_DIRECTION_: Would you write out the listing verbatim and skip every picture in it?

_AVAILABLE DATA_:
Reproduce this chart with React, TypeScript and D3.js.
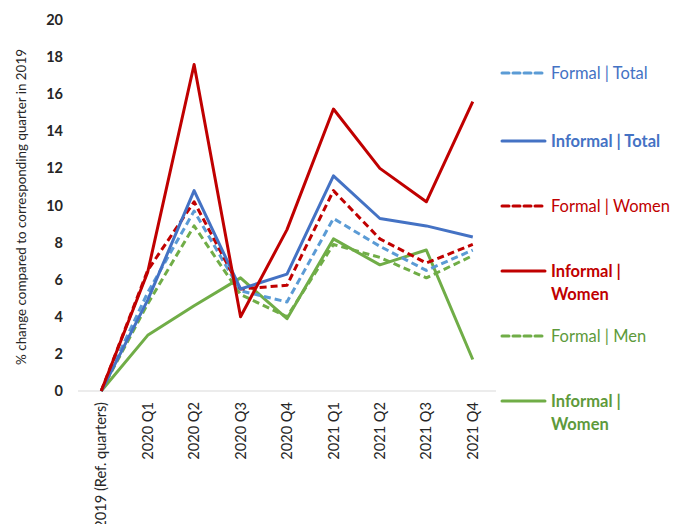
import React from "react";
import * as d3 from "d3";

const categories = ["2019 (Ref. quarters)", "2020 Q1", "2020 Q2", "2020 Q3", "2020 Q4", "2021 Q1", "2021 Q2", "2021 Q3", "2021 Q4"];
const yTicks = [0, 2, 4, 6, 8, 10, 12, 14, 16, 18, 20];

const formalTotal = [0, 5.3, 9.7, 5.4, 4.8, 9.3, 7.8, 6.5, 7.6];
const informalTotal = [0, 4.9, 10.8, 5.5, 6.3, 11.6, 9.3, 8.9, 8.3];
const formalWomen = [0, 6.5, 10.2, 5.5, 5.7, 10.8, 8.2, 6.9, 7.9];
const informalWomen = [0, 6.4, 17.6, 4.0, 8.7, 15.2, 12.0, 10.2, 15.6];
const formalMen = [0, 4.7, 8.9, 5.2, 4.0, 7.9, 7.2, 6.1, 7.3];
const informalWomen2 = [0, 3.0, 4.6, 6.1, 3.9, 8.2, 6.8, 7.6, 1.7];

const seriesNames = ["Formal | Total", "Informal | Total", "Formal | Women", "Informal | Women", "Formal | Men", "Informal | Women"];

const series = [
  { name: seriesNames[0], values: formalTotal, color: "#5B9BD5", text: "#4472C4", dashed: true, legendY: 73, lines: ["Formal | Total"] },
  { name: seriesNames[1], values: informalTotal, color: "#4472C4", text: "#4472C4", dashed: false, legendY: 141, lines: ["Informal | Total"] },
  { name: seriesNames[2], values: formalWomen, color: "#C00000", text: "#C00000", dashed: true, legendY: 206, lines: ["Formal | Women"] },
  { name: seriesNames[3], values: informalWomen, color: "#C00000", text: "#C00000", dashed: false, legendY: 271, lines: ["Informal |", "Women"] },
  { name: seriesNames[4], values: formalMen, color: "#70AD47", text: "#5E9A3B", dashed: true, legendY: 336, lines: ["Formal | Men"] },
  { name: seriesNames[5], values: informalWomen2, color: "#70AD47", text: "#5E9A3B", dashed: false, legendY: 401, lines: ["Informal |", "Women"] },
];

const FONT = "Lato, 'Open Sans', sans-serif";

export default function App() {
  const W = 678, H = 524;
  const x = d3.scaleBand<string>().domain(categories).range([78, 496]);
  const y = d3.scaleLinear().domain([0, 20]).range([391, 20]);
  const px = (c: string) => (x(c) as number) + x.bandwidth() / 2;
  const line = d3.line<number>().x((_, i) => px(categories[i])).y((v) => y(v));
  const drawOrder = [5, 4, 0, 2, 1, 3];

  return (
    <svg width={W} height={H} style={{ position: "absolute", left: 0, top: 0, background: "#fff" }} fontFamily={FONT}>
      <line x1={78} x2={496} y1={y(0)} y2={y(0)} stroke="#d9d9d9" strokeWidth={1} />
      {yTicks.map((t) => (
        <text key={t} x={63} y={y(t)} dy="0.35em" textAnchor="end" fontSize={14.5} fontWeight="bold" fill="#262626">
          {t}
        </text>
      ))}
      <text transform={`translate(21,207) rotate(-90)`} textAnchor="middle" dy="0.35em" fontSize={13.4} fill="#262626">
        % change compared to corresponding  quarter in 2019
      </text>
      {categories.map((c) => (
        <text key={c} transform={`translate(${px(c)},402) rotate(-90)`} textAnchor="end" dy="0.35em" fontSize={14.6} fill="#262626">
          {c}
        </text>
      ))}
      {drawOrder.map((i) => {
        const s = series[i];
        return (
          <path key={i} d={line(s.values) || ""} fill="none" stroke={s.color} strokeWidth={3}
            strokeDasharray={s.dashed ? "7 4" : undefined} strokeLinejoin="round" />
        );
      })}
      {series.map((s, i) => (
        <g key={i}>
          <line x1={502} x2={545} y1={s.legendY} y2={s.legendY} stroke={s.color} strokeWidth={3}
            strokeDasharray={s.dashed ? "7 4" : undefined} strokeLinecap="round" />
          {s.lines.map((t, j) => (
            <text key={j} x={551} y={s.legendY + j * 23} dy="0.35em" fontSize={16.5}
              fontWeight={s.dashed ? "normal" : "bold"} fill={s.text}>
              {t}
            </text>
          ))}
        </g>
      ))}
    </svg>
  );
}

_FULL RESPONSE_:
Reproduce this chart with React, TypeScript and D3.js.
import React from "react";
import * as d3 from "d3";

const categories = ["2019 (Ref. quarters)", "2020 Q1", "2020 Q2", "2020 Q3", "2020 Q4", "2021 Q1", "2021 Q2", "2021 Q3", "2021 Q4"];
const yTicks = [0, 2, 4, 6, 8, 10, 12, 14, 16, 18, 20];

const formalTotal = [0, 5.3, 9.7, 5.4, 4.8, 9.3, 7.8, 6.5, 7.6];
const informalTotal = [0, 4.9, 10.8, 5.5, 6.3, 11.6, 9.3, 8.9, 8.3];
const formalWomen = [0, 6.5, 10.2, 5.5, 5.7, 10.8, 8.2, 6.9, 7.9];
const informalWomen = [0, 6.4, 17.6, 4.0, 8.7, 15.2, 12.0, 10.2, 15.6];
const formalMen = [0, 4.7, 8.9, 5.2, 4.0, 7.9, 7.2, 6.1, 7.3];
const informalWomen2 = [0, 3.0, 4.6, 6.1, 3.9, 8.2, 6.8, 7.6, 1.7];

const seriesNames = ["Formal | Total", "Informal | Total", "Formal | Women", "Informal | Women", "Formal | Men", "Informal | Women"];

const series = [
  { name: seriesNames[0], values: formalTotal, color: "#5B9BD5", text: "#4472C4", dashed: true, legendY: 73, lines: ["Formal | Total"] },
  { name: seriesNames[1], values: informalTotal, color: "#4472C4", text: "#4472C4", dashed: false, legendY: 141, lines: ["Informal | Total"] },
  { name: seriesNames[2], values: formalWomen, color: "#C00000", text: "#C00000", dashed: true, legendY: 206, lines: ["Formal | Women"] },
  { name: seriesNames[3], values: informalWomen, color: "#C00000", text: "#C00000", dashed: false, legendY: 271, lines: ["Informal |", "Women"] },
  { name: seriesNames[4], values: formalMen, color: "#70AD47", text: "#5E9A3B", dashed: true, legendY: 336, lines: ["Formal | Men"] },
  { name: seriesNames[5], values: informalWomen2, color: "#70AD47", text: "#5E9A3B", dashed: false, legendY: 401, lines: ["Informal |", "Women"] },
];

const FONT = "Lato, 'Open Sans', sans-serif";

export default function App() {
  const W = 678, H = 524;
  const x = d3.scaleBand<string>().domain(categories).range([78, 496]);
  const y = d3.scaleLinear().domain([0, 20]).range([391, 20]);
  const px = (c: string) => (x(c) as number) + x.bandwidth() / 2;
  const line = d3.line<number>().x((_, i) => px(categories[i])).y((v) => y(v));
  const drawOrder = [5, 4, 0, 2, 1, 3];

  return (
    <svg width={W} height={H} style={{ position: "absolute", left: 0, top: 0, background: "#fff" }} fontFamily={FONT}>
      <line x1={78} x2={496} y1={y(0)} y2={y(0)} stroke="#d9d9d9" strokeWidth={1} />
      {yTicks.map((t) => (
        <text key={t} x={63} y={y(t)} dy="0.35em" textAnchor="end" fontSize={14.5} fontWeight="bold" fill="#262626">
          {t}
        </text>
      ))}
      <text transform={`translate(21,207) rotate(-90)`} textAnchor="middle" dy="0.35em" fontSize={13.4} fill="#262626">
        % change compared to corresponding  quarter in 2019
      </text>
      {categories.map((c) => (
        <text key={c} transform={`translate(${px(c)},402) rotate(-90)`} textAnchor="end" dy="0.35em" fontSize={14.6} fill="#262626">
          {c}
        </text>
      ))}
      {drawOrder.map((i) => {
        const s = series[i];
        return (
          <path key={i} d={line(s.values) || ""} fill="none" stroke={s.color} strokeWidth={3}
            strokeDasharray={s.dashed ? "7 4" : undefined} strokeLinejoin="round" />
        );
      })}
      {series.map((s, i) => (
        <g key={i}>
          <line x1={502} x2={545} y1={s.legendY} y2={s.legendY} stroke={s.color} strokeWidth={3}
            strokeDasharray={s.dashed ? "7 4" : undefined} strokeLinecap="round" />
          {s.lines.map((t, j) => (
            <text key={j} x={551} y={s.legendY + j * 23} dy="0.35em" fontSize={16.5}
              fontWeight={s.dashed ? "normal" : "bold"} fill={s.text}>
              {t}
            </text>
          ))}
        </g>
      ))}
    </svg>
  );
}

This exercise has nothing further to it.